> [Task instructions] In the material below, please retype the lines from the very first through the one with "type Pt = [number, number]", exactly and without pictures.

> [Material for the task]
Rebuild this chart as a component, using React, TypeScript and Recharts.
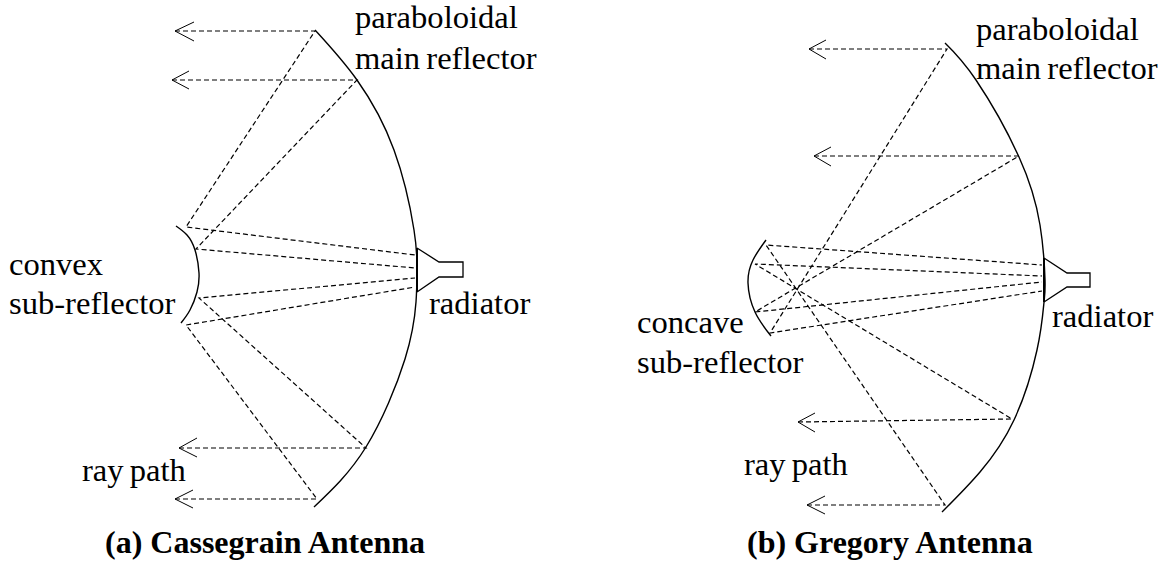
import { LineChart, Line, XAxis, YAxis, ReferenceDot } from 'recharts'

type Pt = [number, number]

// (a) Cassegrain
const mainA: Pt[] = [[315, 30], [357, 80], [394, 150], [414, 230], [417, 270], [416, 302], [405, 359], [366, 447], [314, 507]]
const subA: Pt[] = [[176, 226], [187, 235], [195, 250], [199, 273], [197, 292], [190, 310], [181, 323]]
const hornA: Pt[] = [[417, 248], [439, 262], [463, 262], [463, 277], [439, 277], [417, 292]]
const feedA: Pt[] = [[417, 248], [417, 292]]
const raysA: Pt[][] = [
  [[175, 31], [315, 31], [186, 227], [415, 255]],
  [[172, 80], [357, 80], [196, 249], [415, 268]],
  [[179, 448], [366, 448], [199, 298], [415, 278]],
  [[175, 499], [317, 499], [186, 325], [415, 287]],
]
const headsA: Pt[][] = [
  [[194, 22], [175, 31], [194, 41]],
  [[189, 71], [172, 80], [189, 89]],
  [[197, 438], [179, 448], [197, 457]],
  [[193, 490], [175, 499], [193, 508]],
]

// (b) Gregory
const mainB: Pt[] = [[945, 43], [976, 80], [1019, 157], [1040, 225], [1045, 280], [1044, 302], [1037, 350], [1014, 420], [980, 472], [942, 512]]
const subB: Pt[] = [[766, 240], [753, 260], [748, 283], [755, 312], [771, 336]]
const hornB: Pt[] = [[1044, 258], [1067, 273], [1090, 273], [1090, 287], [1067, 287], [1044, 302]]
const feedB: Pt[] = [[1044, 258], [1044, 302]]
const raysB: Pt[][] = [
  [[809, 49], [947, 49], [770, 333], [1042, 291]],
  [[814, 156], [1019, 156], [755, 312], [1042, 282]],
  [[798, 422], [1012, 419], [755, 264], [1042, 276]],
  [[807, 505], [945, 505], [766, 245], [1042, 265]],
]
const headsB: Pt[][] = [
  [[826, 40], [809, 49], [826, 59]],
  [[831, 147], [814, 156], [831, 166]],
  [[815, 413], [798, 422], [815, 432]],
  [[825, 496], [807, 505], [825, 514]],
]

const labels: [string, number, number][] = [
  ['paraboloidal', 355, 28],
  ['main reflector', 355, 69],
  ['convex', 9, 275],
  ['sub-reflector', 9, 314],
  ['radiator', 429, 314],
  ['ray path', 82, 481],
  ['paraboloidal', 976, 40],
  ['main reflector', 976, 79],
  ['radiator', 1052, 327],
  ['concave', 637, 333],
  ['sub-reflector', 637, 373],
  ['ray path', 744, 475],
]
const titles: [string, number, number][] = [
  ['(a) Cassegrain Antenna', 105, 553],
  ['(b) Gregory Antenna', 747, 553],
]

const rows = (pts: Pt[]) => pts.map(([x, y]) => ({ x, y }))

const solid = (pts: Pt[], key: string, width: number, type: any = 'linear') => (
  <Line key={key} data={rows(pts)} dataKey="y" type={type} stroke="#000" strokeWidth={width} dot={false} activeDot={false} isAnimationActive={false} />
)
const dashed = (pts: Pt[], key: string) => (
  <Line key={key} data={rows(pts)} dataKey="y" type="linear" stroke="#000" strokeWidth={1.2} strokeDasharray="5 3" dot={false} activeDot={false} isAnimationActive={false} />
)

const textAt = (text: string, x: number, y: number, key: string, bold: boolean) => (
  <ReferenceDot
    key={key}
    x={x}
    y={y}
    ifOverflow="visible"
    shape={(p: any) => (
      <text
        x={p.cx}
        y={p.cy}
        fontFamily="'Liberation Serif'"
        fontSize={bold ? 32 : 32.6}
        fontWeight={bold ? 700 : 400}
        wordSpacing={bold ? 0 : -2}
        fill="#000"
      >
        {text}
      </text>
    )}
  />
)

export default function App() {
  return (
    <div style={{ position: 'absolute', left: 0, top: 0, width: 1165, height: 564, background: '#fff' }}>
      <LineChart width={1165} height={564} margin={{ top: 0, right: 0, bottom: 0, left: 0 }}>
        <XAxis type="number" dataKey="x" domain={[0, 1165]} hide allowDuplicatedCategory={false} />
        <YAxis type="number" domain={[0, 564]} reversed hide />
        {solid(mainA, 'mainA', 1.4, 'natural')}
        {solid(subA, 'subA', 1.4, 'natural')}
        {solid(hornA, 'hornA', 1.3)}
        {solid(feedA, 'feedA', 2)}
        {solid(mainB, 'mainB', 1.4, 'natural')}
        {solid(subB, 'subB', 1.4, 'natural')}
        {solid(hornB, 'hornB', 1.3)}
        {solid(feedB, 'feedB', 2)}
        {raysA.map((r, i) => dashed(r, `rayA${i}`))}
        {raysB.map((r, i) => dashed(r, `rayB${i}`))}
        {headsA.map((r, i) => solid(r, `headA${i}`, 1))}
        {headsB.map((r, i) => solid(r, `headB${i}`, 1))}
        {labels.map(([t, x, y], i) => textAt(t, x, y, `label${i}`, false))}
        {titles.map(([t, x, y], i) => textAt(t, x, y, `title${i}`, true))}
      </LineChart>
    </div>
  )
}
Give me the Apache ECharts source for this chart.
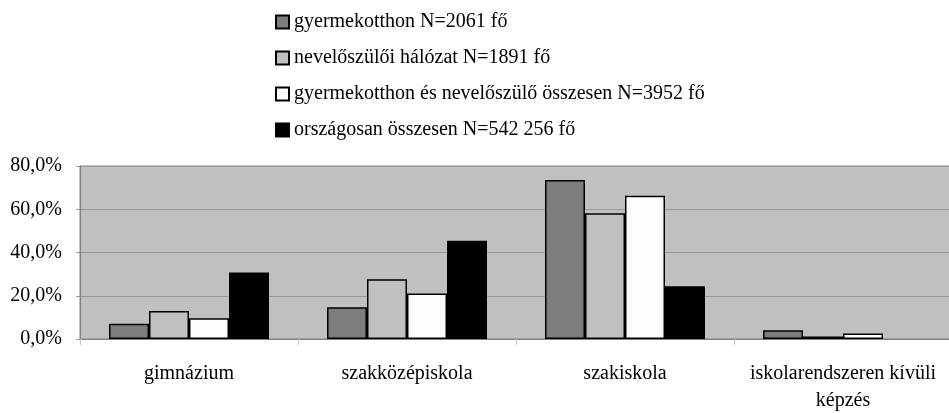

> [Response to the exercise]
Rebuild this chart as a component, using React, TypeScript and Recharts.
import { LineChart, Line, XAxis, YAxis, ReferenceDot } from 'recharts'

type Pt = [number, number]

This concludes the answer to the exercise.